Team performance Another important goal of the Simulator Centre is to optimise a team’s performance during an operation. The new centre can monitor the performance and workload of participants and their interaction when executing the operation. Measurements of physiological parameters, such as heart beat or eye movements, combined with observation techniques like ‘face reader’, will give the instructor a clear picture of what is going on with the participants. By objectifying the human component the individual performance, team interaction and communication during the operation can be observed and optimised. Executing a balanced simulation program will give the client insight into the best methodology to execute the operation, and show them how to handle emergency situations and identify the optimal team composition. This all results in better and safer operations.

Visualisation and augmented reality Offering real-time simulations with the highest degree of accuracy and realism

possible is MARIN’s ultimate goal with the new SOS Centre. This requires visualisation solutions where the trainees feel fully immersed. For this reason the facilities will be equipped with projection systems that give the participants a near 720-degrees view to look up to the tip of their crane during lifting operations, and down on the quay during berthing operations.

Additionally, MARIN is experimenting with visualisation techniques that go beyond augmented reality. These are expected to play an important role in future simulation experiences as well.
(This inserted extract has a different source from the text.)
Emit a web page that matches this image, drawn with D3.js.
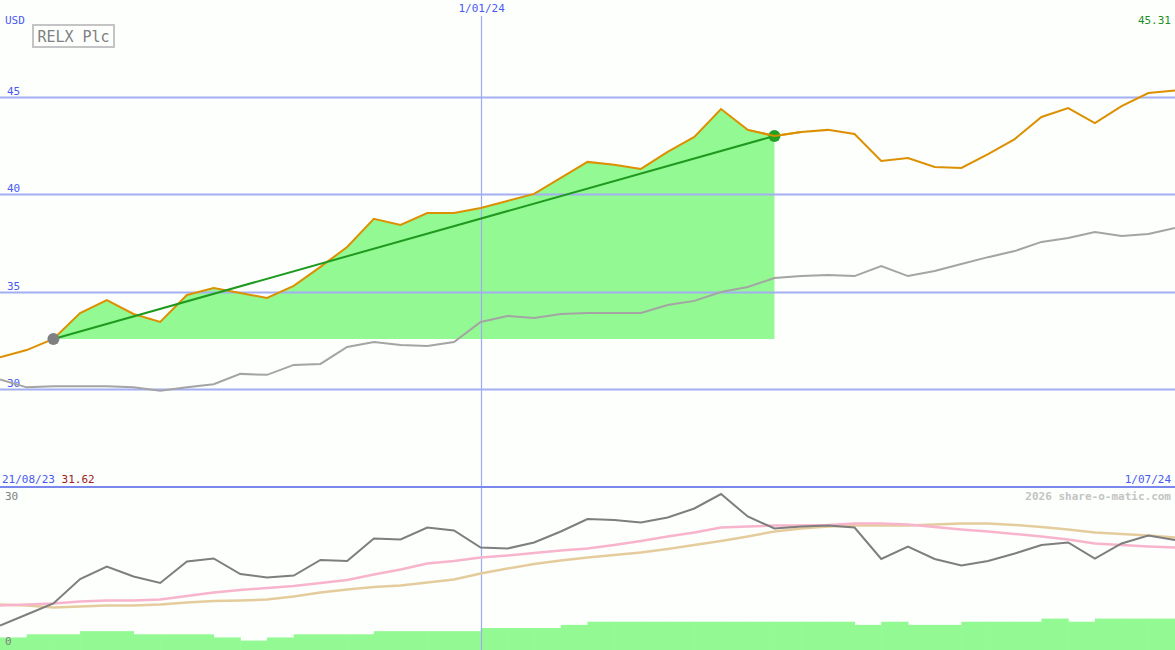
<!DOCTYPE html>
<html>
<head>
<meta charset="utf-8">
<script src="https://cdn.jsdelivr.net/npm/d3@7"></script>
<style>
  html, body { margin: 0; padding: 0; background: #fcfffc; }
  svg { display: block; }
  text { font-family: "DejaVu Sans Mono", "Liberation Mono", monospace; }
</style>
</head>
<body>
<svg id="chart" width="1175" height="650"></svg>
<script>
// ---------------- DATA ----------------
const startDate = "2023-08-28"; // first weekly point
const weekCount = 45;
const dates = d3.range(weekCount).map(i => d3.utcWeek.offset(new Date(startDate + "T00:00:00Z"), i));

const price = [31.64, 32.01, 32.58, 33.91, 34.57, 33.86, 33.45, 34.83, 35.19, 34.93,
               34.68, 35.30, 36.27, 37.29, 38.73, 38.42, 39.03, 39.03, 39.29, 39.65,
               40.01, 40.83, 41.65, 41.50, 41.29, 42.16, 42.93, 44.36, 43.29, 42.98,
               43.18, 43.29, 43.08, 41.70, 41.85, 41.39, 41.34, 42.05, 42.82, 43.95,
               44.41, 43.64, 44.51, 45.18, 45.31];

const comparison = [30.50, 30.10, 30.15, 30.15, 30.15, 30.10, 29.93, 30.10, 30.26, 30.79,
                    30.74, 31.25, 31.30, 32.17, 32.42, 32.27, 32.22, 32.42, 33.45, 33.76,
                    33.65, 33.86, 33.91, 33.91, 33.91, 34.32, 34.53, 34.98, 35.24, 35.70,
                    35.80, 35.86, 35.80, 36.31, 35.80, 36.06, 36.42, 36.77, 37.08, 37.55,
                    37.75, 38.06, 37.86, 37.96, 38.26];

const oscillator = [4.7, 6.9, 9.1, 14.0, 16.5, 14.5, 13.2, 17.5, 18.1, 15.0,
                    14.3, 14.7, 17.8, 17.6, 22.1, 21.9, 24.3, 23.7, 20.3, 20.1,
                    21.3, 23.5, 26.0, 25.8, 25.3, 26.3, 28.1, 31.0, 26.5, 24.1,
                    24.5, 24.7, 24.3, 18.0, 20.5, 18.0, 16.7, 17.6, 19.1, 20.8,
                    21.3, 18.1, 21.1, 22.7, 21.8];

const avgFast = [8.7, 8.9, 9.1, 9.5, 9.7, 9.7, 9.9, 10.6, 11.3, 11.8,
                 12.2, 12.6, 13.2, 13.8, 14.9, 15.9, 17.1, 17.6, 18.3, 18.7,
                 19.2, 19.7, 20.1, 20.8, 21.6, 22.5, 23.3, 24.3, 24.5, 24.7,
                 24.7, 24.8, 25.1, 25.1, 24.9, 24.4, 23.9, 23.5, 23.0, 22.5,
                 21.9, 21.1, 20.8, 20.5, 20.3];

const avgSlow = [8.9, 8.7, 8.3, 8.5, 8.7, 8.7, 8.9, 9.3, 9.6, 9.7,
                 9.9, 10.5, 11.3, 11.9, 12.4, 12.7, 13.3, 13.9, 15.1, 16.1,
                 17.0, 17.7, 18.3, 18.8, 19.3, 20.0, 20.8, 21.6, 22.5, 23.5,
                 24.1, 24.5, 24.7, 24.7, 24.7, 24.9, 25.1, 25.1, 24.8, 24.4,
                 23.9, 23.3, 23.0, 22.7, 22.3];

const volume = [4, 5, 5, 6, 6, 5, 5, 5, 4, 3,
                4, 5, 5, 5, 6, 6, 6, 6, 7, 7,
                7, 8, 9, 9, 9, 9, 9, 9, 9, 9,
                9, 9, 8, 9, 8, 8, 9, 9, 9, 10,
                9, 10, 10, 10];

const priceTicks = [45, 40, 35, 30];
const lowerTicks = [30, 0];
const dateTick = { date: "2024-01-01", label: "1/01/24" };
const trendStart = 2, trendEnd = 29;
const titleText = "RELX Plc";
const currencyText = "USD";
const lastPriceText = "45.31";
const startLabel = "21/08/23", startPriceText = "31.62";
const endLabel = "1/07/24";
const creditText = "2026 share-o-matic.com";

// ---------------- LAYOUT ----------------
const W = 1175, H = 650;
const svg = d3.select("#chart");
svg.append("rect").attr("width", W).attr("height", H).attr("fill", "#fcfffc");

const x = d3.scaleUtc().domain([dates[0], dates[dates.length - 1]]).range([0, W]);
const y = d3.scaleLinear().domain([30, 45]).range([389.3, 96.5]);
const y2 = d3.scaleLinear().domain([0, 30]).range([649, 499]);
const yv = d3.scaleLinear().domain([0, 10]).range([650, 618.6]);

const blue = "#4a5af0";

// volume bars (step)
svg.append("g").selectAll("rect").data(volume).join("rect")
  .attr("x", (d, i) => x(dates[i]))
  .attr("width", (d, i) => x(dates[i + 1]) - x(dates[i]) + 0.5)
  .attr("y", d => yv(d))
  .attr("height", d => yv(0) - yv(d))
  .attr("fill", "#93f993");

// green fill between price and start level
const base = price[trendStart];
const fillIdx = d3.range(trendStart, trendEnd + 1);
svg.append("path")
  .datum(fillIdx)
  .attr("d", d3.area().x(i => x(dates[i])).y0(y(base)).y1(i => y(Math.max(price[i], base))))
  .attr("fill", "#93f993");

// horizontal gridlines
const grid = svg.append("g");
grid.selectAll("line").data(priceTicks).join("line")
  .attr("x1", 0).attr("x2", W)
  .attr("y1", d => Math.round(y(d)) + 0.5).attr("y2", d => Math.round(y(d)) + 0.5)
  .attr("stroke", "#a4aef2").attr("stroke-width", 2);
grid.selectAll("text").data(priceTicks).join("text")
  .attr("x", 7).attr("y", d => y(d) - 2)
  .attr("font-size", 11).attr("fill", blue)
  .text(d => d);

// vertical date line
const xd = x(new Date(dateTick.date + "T00:00:00Z"));
svg.append("line")
  .attr("x1", Math.round(xd) + 0.5).attr("x2", Math.round(xd) + 0.5)
  .attr("y1", 16).attr("y2", H)
  .attr("stroke", "#9eaaf4").attr("stroke-width", 1.2);
svg.append("text").attr("x", xd + 1).attr("y", 12).attr("text-anchor", "middle")
  .attr("font-size", 11).attr("fill", blue).text(dateTick.label);

// comparison (gray) line
svg.append("path").datum(comparison)
  .attr("d", d3.line().x((d, i) => x(dates[i])).y(d => y(d)))
  .attr("fill", "none").attr("stroke", "#a4a4a4").attr("stroke-width", 2);

// price line
svg.append("path").datum(price)
  .attr("d", d3.line().x((d, i) => x(dates[i])).y(d => y(d)))
  .attr("fill", "none").attr("stroke", "#dc9000").attr("stroke-width", 2);

// trend line
svg.append("line")
  .attr("x1", x(dates[trendStart])).attr("y1", y(price[trendStart]))
  .attr("x2", x(dates[trendEnd])).attr("y2", y(price[trendEnd]))
  .attr("stroke", "#1f9a1f").attr("stroke-width", 2);

svg.append("circle").attr("cx", x(dates[trendStart])).attr("cy", y(price[trendStart]))
  .attr("r", 6).attr("fill", "#808080");
svg.append("circle").attr("cx", x(dates[trendEnd])).attr("cy", y(price[trendEnd]))
  .attr("r", 6).attr("fill", "#22a022");
// price line visible through the end marker
svg.append("path").datum(price.slice(trendEnd - 1, trendEnd + 2))
  .attr("d", d3.line().x((d, i) => x(dates[trendEnd - 1 + i])).y(d => y(d)))
  .attr("fill", "none").attr("stroke", "#dc9000").attr("stroke-width", 2)
  .attr("opacity", 0.9);

// labels top
svg.append("text").attr("x", 5).attr("y", 24).attr("font-size", 11).attr("fill", blue).text(currencyText);
svg.append("rect").attr("x", 33).attr("y", 25).attr("width", 81).attr("height", 22)
  .attr("fill", "#fcfffc").attr("stroke", "#c4c4c4").attr("stroke-width", 2);
svg.append("text").attr("x", 73.5).attr("y", 41.5).attr("text-anchor", "middle")
  .attr("font-size", 15).attr("fill", "#808080").text(titleText);
svg.append("text").attr("x", 1171).attr("y", 24).attr("text-anchor", "end")
  .attr("font-size", 11).attr("fill", "#1f8f1f").text(lastPriceText);

// separator
svg.append("line").attr("x1", 0).attr("x2", W).attr("y1", 487).attr("y2", 487)
  .attr("stroke", "#7a88ee").attr("stroke-width", 2);
const sl = svg.append("text").attr("x", 2).attr("y", 483).attr("font-size", 11);
sl.append("tspan").attr("fill", blue).text(startLabel + " ");
sl.append("tspan").attr("fill", "#a02020").text(startPriceText);
svg.append("text").attr("x", 1171).attr("y", 483).attr("text-anchor", "end")
  .attr("font-size", 11).attr("fill", blue).text(endLabel);
svg.append("text").attr("x", 1171).attr("y", 500).attr("text-anchor", "end")
  .attr("font-size", 11).attr("font-weight", "bold").attr("fill", "#c4c4c4").text(creditText);

// lower panel tick labels
svg.append("g").selectAll("text").data(lowerTicks).join("text")
  .attr("x", 5).attr("y", d => d === 0 ? 645 : 500)
  .attr("font-size", 11).attr("fill", "#808080").text(d => d);

// lower panel lines
const lowerLine = d3.line().x((d, i) => x(dates[i])).y(d => y2(d));
svg.append("path").datum(avgSlow).attr("d", lowerLine)
  .attr("fill", "none").attr("stroke", "#e4cc9c").attr("stroke-width", 2.5);
svg.append("path").datum(avgFast).attr("d", lowerLine)
  .attr("fill", "none").attr("stroke", "#f8b4cc").attr("stroke-width", 2.5);
svg.append("path").datum(oscillator).attr("d", lowerLine)
  .attr("fill", "none").attr("stroke", "#7e7e7e").attr("stroke-width", 2);
</script>
</body>
</html>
We have teamed up with Rockwell Collins to integrate MARIN’s real-time simulation framework Dolphin with Coalescence™, Rockwell Collin’s mixed reality training system for air, land and sea domains. The system merges the trainees’ real-world view with a synthetic environment, giving the trainee the impression he is working in a photorealistic surrounding. Through a virtual-reality headset he is able to see real-world elements in an immersion of the virtual environment. This innovative technology gives trainees the opportunity to interact with real equipment, like the telegraph and rudder using their hands and to interact with other people.

Easily scaled up MARIN started the integration steps approximately a year ago. Integration is done by means of a common interface standard, through which vessel positions and motions and environmental elements such as wave conditions, wind direction and weather, are being communicated, thus providing a true-to-life simulation experience.

The system requires a very small footprint and can be scaled up easily by integrating different bridges or multi-trainee setups. Through the underlying architecture, distributed simulation training sessions such as anti-piracy operations with multiple, fast raiding interception and special forces’ crafts, gunmen and helicopters involved, are no longer a utopia.

A first prototype was demonstrated and well received at the I/ITSEC in Orlando 2016 and at ITEC in Rotterdam this May.

The future SOS Centre will combine various techniques for visualisation, augmented reality, human factor aspects and advanced hydrodynamic modelling. It will make future maritime operations cleaner, smarter and safer.